Thursday, March 19, 2009

The Ethical Republic

Walt Whitman got America right in his essay, "Democratic Vistas." He acknowledged the vulgarity of the American success drive. He toted up its moral failings. But in the end, he accepted his country’s "extreme business energy," its "almost maniacal appetite for wealth." He knew that the country’s dreams were all built upon that energy and drive, and eventually the spirit of commercial optimism would always prevail.

David Brooks - The Commercial Republic

David Brooks in his article titled, The Commercial Republic, sketches out a world that is very much the one I see before me as well. Mr. Brooks and I agree on a bit, for example; extending the rights of marriage to same sex couples. We also share a certain intellectually conservative nature. I too have many conservative leanings. I, however, have a very strong ethical root system that stays me against falling onto my conservative side. This is what I fear often happens to Mr. Brooks. He falls on his conservative ass when it comes to the free market and capitalism.

I am an entrepreneur myself, and I feel the same urges that Mr. Brooks cites in his editorial. I am after adventure, and uncharted territory, and opportunities that would not be provided me by a nine to five career. Of course there is risk associated with this choice as well, and an utter lack of the security once found in regular employment. For these reasons Mr. Brooks’ thoughts appeal to some of my instincts.

Where we differ, is in the object of our endeavor. Plainly, Mr. Brooks proposes that the ingenuity and innovation that drives so many of us in this country has wealth, and financial prosperity as its motivating principal. He speaks of heroic individuals who "strive, risk and make money." This as though the ‘making money’ part is the source of motivation and strength throughout, and the end result intended.

I have in my mind the homesteaders who were ripped off and manipulated by bankers and barons. Women and men who worked as hard as anybody has, without significant regard for the wealth that motivated their predators. Clearly he and I see two very different classes of heroic figure in our nation's history. One motivated by the human instincts of freedom and independence and strength as a consequence of hard work, and the other motivated by their self interest and greed, conniving to mislead and gain power on paper that they could never earn with their hands.

He also speaks of the distinct lack of this gospel’s resonance in the current American milieu:

It has been odd, over the past six months, not to have the gospel of success as part of the normal background music of life. You go about your day, taking in the news and the new movies, books and songs, and only gradually do you become aware that there is an absence.

When I read this line from him, I was immediately taken back to the days after the trade towers collapsed, when the oppressive presence of aircraft did not hum in the skies above. I have written in the past about not missing this opportunity, as we missed the one that followed from those catastrophic events.

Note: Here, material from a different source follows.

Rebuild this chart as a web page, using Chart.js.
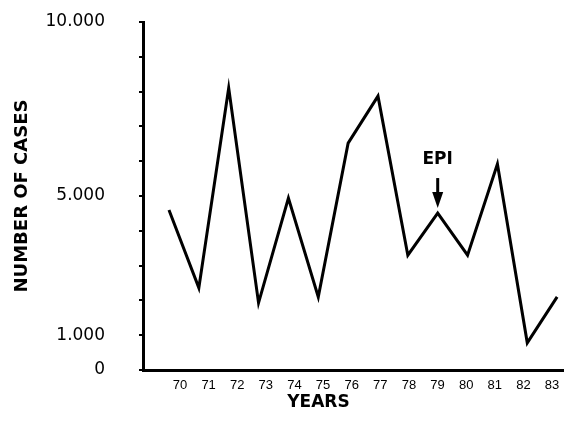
<!DOCTYPE html>
<html>
<head>
<meta charset="utf-8">
<script src="https://cdn.jsdelivr.net/npm/chart.js@4"></script>
<style>
  html, body { margin: 0; padding: 0; background: #fff; }
  #wrap { width: 564px; height: 435px; }
</style>
</head>
<body>
<div id="wrap"><canvas id="casesChart"></canvas></div>
<script>
// years (19xx) and reported cases
const years = [70, 71, 72, 73, 74, 75, 76, 77, 78, 79, 80, 81, 82, 83];
const cases = [4600, 2360, 8100, 1930, 4940, 2100, 6520, 7870, 3300, 4510, 3300, 5920, 780, 2100];
const labelledTicks = [0, 1000, 5000, 10000];
const epiYear = 79;

const SANS = "'Liberation Sans', Arial, sans-serif";
const WIDE = "'DejaVu Sans', sans-serif";

// "EPI" marker with arrow pointing down at the 1979 value, plus the x caption
const annotations = {
  id: "annotations",
  afterDatasetsDraw(chart) {
    const { ctx, scales, chartArea } = chart;
    const i = years.indexOf(epiYear);
    const px = scales.x.getPixelForValue(epiYear);
    const py = scales.y.getPixelForValue(cases[i]);
    ctx.save();
    ctx.fillStyle = "#000";
    ctx.strokeStyle = "#000";
    ctx.font = "bold 17px " + WIDE;
    ctx.textAlign = "center";
    ctx.textBaseline = "middle";
    ctx.fillText("EPI", px, py - 53);
    ctx.lineWidth = 3;
    ctx.beginPath();
    ctx.moveTo(px, py - 35);
    ctx.lineTo(px, py - 18);
    ctx.stroke();
    ctx.beginPath();
    ctx.moveTo(px - 5.5, py - 21);
    ctx.lineTo(px + 5.5, py - 21);
    ctx.lineTo(px, py - 5);
    ctx.closePath();
    ctx.fill();

    // x caption sits left of the plot centre in the original
    ctx.fillText("YEARS", (chartArea.left + chartArea.right) / 2 - 35, 403);
    ctx.restore();
  },
};

new Chart(document.getElementById("casesChart"), {
  type: "line",
  data: {
    datasets: [
      {
        data: years.map((y, i) => ({ x: y, y: cases[i] })),
        borderColor: "#000",
        borderWidth: 3,
        pointRadius: 0,
        tension: 0,
        fill: false,
      },
    ],
  },
  options: {
    responsive: true,
    maintainAspectRatio: false,
    animation: false,
    layout: { padding: { top: 22, right: 0, left: 0, bottom: 0 } },
    plugins: { legend: { display: false }, tooltip: { enabled: false } },
    scales: {
      // data axis (hidden); the printed year labels are spaced a bit tighter
      x: {
        type: "linear",
        display: false,
        min: 69.13,
        max: 83.23,
      },
      years: {
        type: "linear",
        position: "bottom",
        min: 68.707,
        max: 83.419,
        afterBuildTicks(scale) {
          scale.ticks = years.map((v) => ({ value: v }));
        },
        afterFit(scale) {
          scale.height = 65;
          scale.paddingLeft = 0;
          scale.paddingRight = 0;
        },
        border: { display: true, color: "#000", width: 3 },
        grid: { display: false },
        ticks: {
          color: "#000",
          font: { family: SANS, size: 13 },
          padding: 0,
          maxRotation: 0,
          autoSkip: false,
          callback: (v) => String(v),
        },
      },
      y: {
        min: 0,
        max: 10000,
        afterFit(scale) {
          scale.width = 143;
          scale.paddingTop = 0;
          scale.paddingBottom = 0;
        },
        border: { display: true, color: "#000", width: 3 },
        grid: {
          display: true,
          drawOnChartArea: false,
          drawTicks: true,
          tickLength: 4,
          color: "#000",
          lineWidth: 2,
        },
        ticks: {
          stepSize: 1000,
          color: "#000",
          font: { family: WIDE, size: 17 },
          padding: 34,
          callback: (v) =>
            labelledTicks.includes(v) ? v.toLocaleString("de-DE") : "",
        },
        title: {
          display: true,
          text: "NUMBER OF CASES",
          color: "#000",
          font: { family: WIDE, size: 18, weight: "bold" },
          padding: { top: 12, bottom: 0 },
        },
      },
    },
  },
  plugins: [annotations],
});
</script>
</body>
</html>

I cannot speak for other entrepreneurs, but I would like to make clear to anyone who will listen that I am not the least bit motivated by wealth or by financial success. What motivates me is the deep desire to leave this world better than I found it, to understand the meaning of my existence as thoroughly and fearlessly as I am able, and to be as kind and compassionate to my fellow inhabitants of this earth as I possibly can.

Beyond my own personal rejection of the gospel of wealth that is revered by Mr. Brooks, abstractly I must contend it on ethical grounds. What is not acknowledged by the advocates of a return to free market capitalism and the rampant consumption associated with it, is that the reality on this planet will not allow it to continue. If as individuals and a nation and a planet we continue to place ourselves ahead of all of us, consuming beyond what the planet is able to offer us for sustenance, then a terrible future awaits.

It is, I am certain, within our reach to realize a world that is as peaceful and verdant as our most fertile imaginations will allow, but we must have the courage to seize opportunities that offer voluntary change to us, and the world. Progress not based on the necessity of catastrophe, but on the deep desire to make things better for us all.

This is a new age. It is the age of the internet, and the age of the stem cell, and the age of great promise. It is also the age of water shortages, and the age of wild fires and the rising tide of consequences. With this new age we require a new ethic, or more accurately, an ethic renewed. It is a conception of the world at once ancient and modern. It is the ethic that set us apart from the beasts who bestowed our origin upon us. It lingers in us even at our lowest moments. It is the ethic that commands us to have concern for others. It is the ethic of compassion. It is the belief that beyond what we can gain for ourselves, what we can insure for others is a good in excess of that.

When we see a child suffering, should it matter whether we know how near she comes to us genealogically? How then do we require for ourselves a lifestyle that necessarily diminishes the quality of life for another? This is the nature of capitalism, it offers opportunities to those well positioned by birth, and rewards avarice above all other human qualities. It exploits those who are least well positioned, and pays a silencing bribe to those who see this suffering and know better, but have not the courage to act against it.

No longer can we afford to let our desire for more than what we need be our guiding principle. No longer can we participate in a system that exploits and misleads the ill equipped, in the name of enriching the well positioned few. It is time for us to apply the ethical mandates of a world of diminishing resources to our economic system. It is time for us to cast off the yolk set upon our backs. It is the burden of a dead and decaying ethics, it is the corpse of capitalism.